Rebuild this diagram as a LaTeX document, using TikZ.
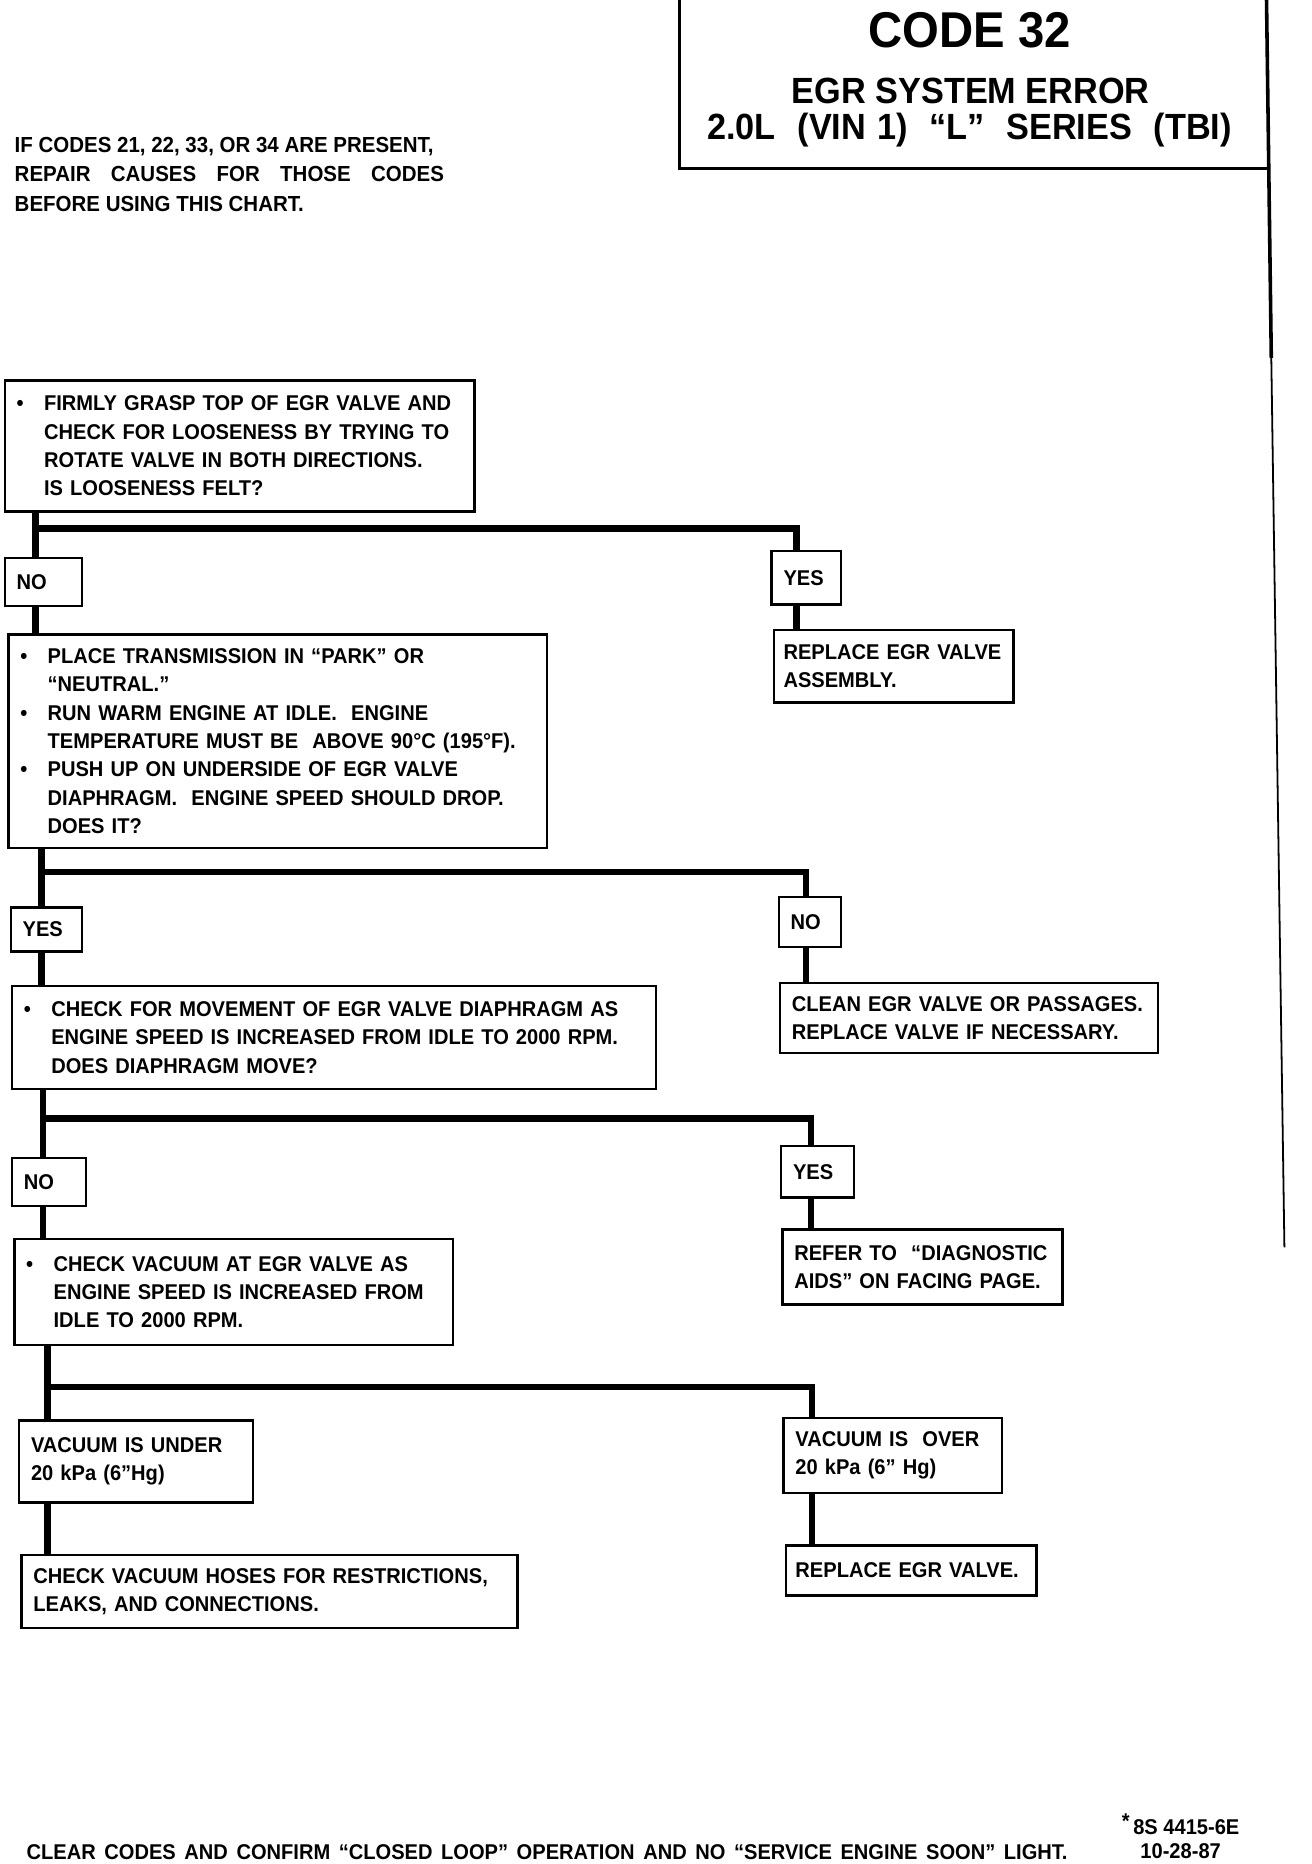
...
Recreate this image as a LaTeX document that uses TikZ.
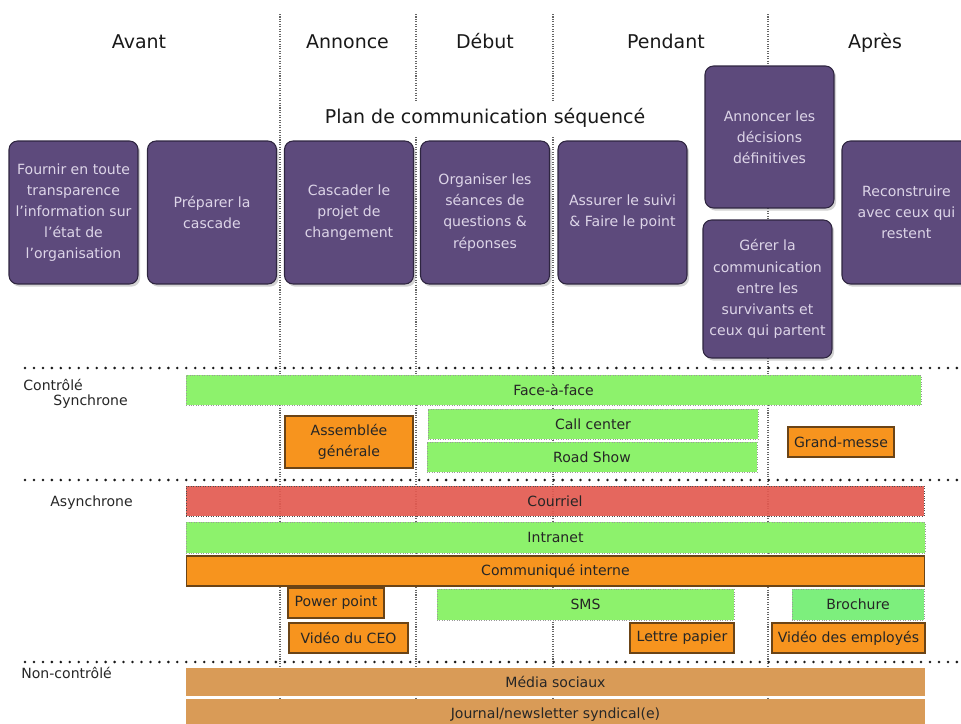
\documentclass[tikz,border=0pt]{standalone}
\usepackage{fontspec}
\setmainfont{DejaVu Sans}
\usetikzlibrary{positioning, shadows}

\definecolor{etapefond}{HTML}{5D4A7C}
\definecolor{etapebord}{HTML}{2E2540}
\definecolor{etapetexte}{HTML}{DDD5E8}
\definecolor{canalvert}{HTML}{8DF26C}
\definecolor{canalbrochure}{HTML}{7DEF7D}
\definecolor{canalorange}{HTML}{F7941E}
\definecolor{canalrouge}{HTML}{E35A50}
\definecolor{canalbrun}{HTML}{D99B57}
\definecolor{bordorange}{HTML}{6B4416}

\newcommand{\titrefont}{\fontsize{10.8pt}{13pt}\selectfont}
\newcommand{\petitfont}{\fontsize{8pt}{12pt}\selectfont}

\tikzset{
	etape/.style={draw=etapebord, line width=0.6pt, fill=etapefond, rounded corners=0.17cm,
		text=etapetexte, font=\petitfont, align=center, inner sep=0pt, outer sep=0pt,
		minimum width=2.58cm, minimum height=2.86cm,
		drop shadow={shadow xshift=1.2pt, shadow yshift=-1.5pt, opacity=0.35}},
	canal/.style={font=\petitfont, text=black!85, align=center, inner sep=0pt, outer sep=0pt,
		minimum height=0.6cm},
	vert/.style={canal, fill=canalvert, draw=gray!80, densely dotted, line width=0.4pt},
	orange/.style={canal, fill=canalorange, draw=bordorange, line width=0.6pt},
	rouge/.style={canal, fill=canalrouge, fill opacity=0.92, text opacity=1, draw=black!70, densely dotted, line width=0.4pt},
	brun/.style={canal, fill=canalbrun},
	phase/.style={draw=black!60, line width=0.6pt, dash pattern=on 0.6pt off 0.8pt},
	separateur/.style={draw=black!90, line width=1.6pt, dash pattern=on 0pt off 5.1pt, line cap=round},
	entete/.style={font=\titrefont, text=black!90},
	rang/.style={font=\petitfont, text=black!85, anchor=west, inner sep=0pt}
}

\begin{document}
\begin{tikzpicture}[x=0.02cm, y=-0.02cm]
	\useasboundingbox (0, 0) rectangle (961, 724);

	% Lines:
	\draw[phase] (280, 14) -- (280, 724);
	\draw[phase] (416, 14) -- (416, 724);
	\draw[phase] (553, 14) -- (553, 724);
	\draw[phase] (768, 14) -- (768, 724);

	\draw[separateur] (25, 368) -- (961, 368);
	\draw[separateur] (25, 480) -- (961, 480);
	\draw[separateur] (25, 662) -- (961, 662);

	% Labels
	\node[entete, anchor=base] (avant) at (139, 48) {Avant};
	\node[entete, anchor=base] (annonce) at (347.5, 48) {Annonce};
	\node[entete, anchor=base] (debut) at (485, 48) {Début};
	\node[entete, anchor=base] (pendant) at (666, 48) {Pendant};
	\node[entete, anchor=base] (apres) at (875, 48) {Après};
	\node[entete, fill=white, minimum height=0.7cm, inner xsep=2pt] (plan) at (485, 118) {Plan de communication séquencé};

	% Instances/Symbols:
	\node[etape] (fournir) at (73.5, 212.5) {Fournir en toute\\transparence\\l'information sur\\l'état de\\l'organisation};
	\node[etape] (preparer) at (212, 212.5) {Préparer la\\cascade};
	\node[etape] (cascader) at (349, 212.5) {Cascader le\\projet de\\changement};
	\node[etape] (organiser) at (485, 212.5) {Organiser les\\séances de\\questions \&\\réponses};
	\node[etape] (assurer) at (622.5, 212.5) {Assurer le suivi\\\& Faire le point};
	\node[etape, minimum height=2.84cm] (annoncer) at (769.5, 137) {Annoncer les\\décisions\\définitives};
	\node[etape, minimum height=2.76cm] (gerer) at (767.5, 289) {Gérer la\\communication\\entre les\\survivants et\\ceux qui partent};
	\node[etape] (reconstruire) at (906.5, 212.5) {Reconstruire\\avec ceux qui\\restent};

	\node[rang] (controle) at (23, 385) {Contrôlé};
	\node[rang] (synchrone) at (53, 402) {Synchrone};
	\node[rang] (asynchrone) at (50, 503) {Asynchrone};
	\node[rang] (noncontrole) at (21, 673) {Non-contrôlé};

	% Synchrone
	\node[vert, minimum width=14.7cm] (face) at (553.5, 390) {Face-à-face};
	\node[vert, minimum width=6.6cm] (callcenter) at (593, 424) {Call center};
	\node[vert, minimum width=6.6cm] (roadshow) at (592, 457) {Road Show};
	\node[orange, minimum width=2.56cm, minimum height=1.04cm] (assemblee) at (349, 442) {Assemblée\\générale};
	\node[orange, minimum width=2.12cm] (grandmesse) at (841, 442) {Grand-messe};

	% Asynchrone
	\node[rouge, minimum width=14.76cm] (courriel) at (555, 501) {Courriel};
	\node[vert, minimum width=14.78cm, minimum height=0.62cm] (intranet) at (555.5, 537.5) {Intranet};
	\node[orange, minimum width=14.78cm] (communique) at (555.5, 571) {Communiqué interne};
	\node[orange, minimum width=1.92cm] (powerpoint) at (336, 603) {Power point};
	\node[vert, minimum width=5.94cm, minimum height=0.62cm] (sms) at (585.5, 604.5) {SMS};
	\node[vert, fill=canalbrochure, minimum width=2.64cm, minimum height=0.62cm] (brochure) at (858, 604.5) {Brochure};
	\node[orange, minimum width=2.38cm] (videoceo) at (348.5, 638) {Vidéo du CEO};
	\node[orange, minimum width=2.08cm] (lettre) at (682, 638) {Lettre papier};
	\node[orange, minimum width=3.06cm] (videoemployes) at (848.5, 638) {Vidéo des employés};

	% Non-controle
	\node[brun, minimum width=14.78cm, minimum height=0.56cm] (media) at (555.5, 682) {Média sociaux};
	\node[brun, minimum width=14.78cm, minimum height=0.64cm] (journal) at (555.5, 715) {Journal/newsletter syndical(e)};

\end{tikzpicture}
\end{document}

#### [AIM OF THE TASK]
Reproduce exactly the run of lines beginning with the one that contains "Recreate this image" and ending with the one that contains "-- (961, 662);". Do not include pictures.

#### [WRITTEN ANSWER]
Recreate this image as a LaTeX document that uses TikZ.
\documentclass[tikz,border=0pt]{standalone}
\usepackage{fontspec}
\setmainfont{DejaVu Sans}
\usetikzlibrary{positioning, shadows}

\definecolor{etapefond}{HTML}{5D4A7C}
\definecolor{etapebord}{HTML}{2E2540}
\definecolor{etapetexte}{HTML}{DDD5E8}
\definecolor{canalvert}{HTML}{8DF26C}
\definecolor{canalbrochure}{HTML}{7DEF7D}
\definecolor{canalorange}{HTML}{F7941E}
\definecolor{canalrouge}{HTML}{E35A50}
\definecolor{canalbrun}{HTML}{D99B57}
\definecolor{bordorange}{HTML}{6B4416}

\newcommand{\titrefont}{\fontsize{10.8pt}{13pt}\selectfont}
\newcommand{\petitfont}{\fontsize{8pt}{12pt}\selectfont}

\tikzset{
	etape/.style={draw=etapebord, line width=0.6pt, fill=etapefond, rounded corners=0.17cm,
		text=etapetexte, font=\petitfont, align=center, inner sep=0pt, outer sep=0pt,
		minimum width=2.58cm, minimum height=2.86cm,
		drop shadow={shadow xshift=1.2pt, shadow yshift=-1.5pt, opacity=0.35}},
	canal/.style={font=\petitfont, text=black!85, align=center, inner sep=0pt, outer sep=0pt,
		minimum height=0.6cm},
	vert/.style={canal, fill=canalvert, draw=gray!80, densely dotted, line width=0.4pt},
	orange/.style={canal, fill=canalorange, draw=bordorange, line width=0.6pt},
	rouge/.style={canal, fill=canalrouge, fill opacity=0.92, text opacity=1, draw=black!70, densely dotted, line width=0.4pt},
	brun/.style={canal, fill=canalbrun},
	phase/.style={draw=black!60, line width=0.6pt, dash pattern=on 0.6pt off 0.8pt},
	separateur/.style={draw=black!90, line width=1.6pt, dash pattern=on 0pt off 5.1pt, line cap=round},
	entete/.style={font=\titrefont, text=black!90},
	rang/.style={font=\petitfont, text=black!85, anchor=west, inner sep=0pt}
}

\begin{document}
\begin{tikzpicture}[x=0.02cm, y=-0.02cm]
	\useasboundingbox (0, 0) rectangle (961, 724);

	% Lines:
	\draw[phase] (280, 14) -- (280, 724);
	\draw[phase] (416, 14) -- (416, 724);
	\draw[phase] (553, 14) -- (553, 724);
	\draw[phase] (768, 14) -- (768, 724);

	\draw[separateur] (25, 368) -- (961, 368);
	\draw[separateur] (25, 480) -- (961, 480);
	\draw[separateur] (25, 662) -- (961, 662);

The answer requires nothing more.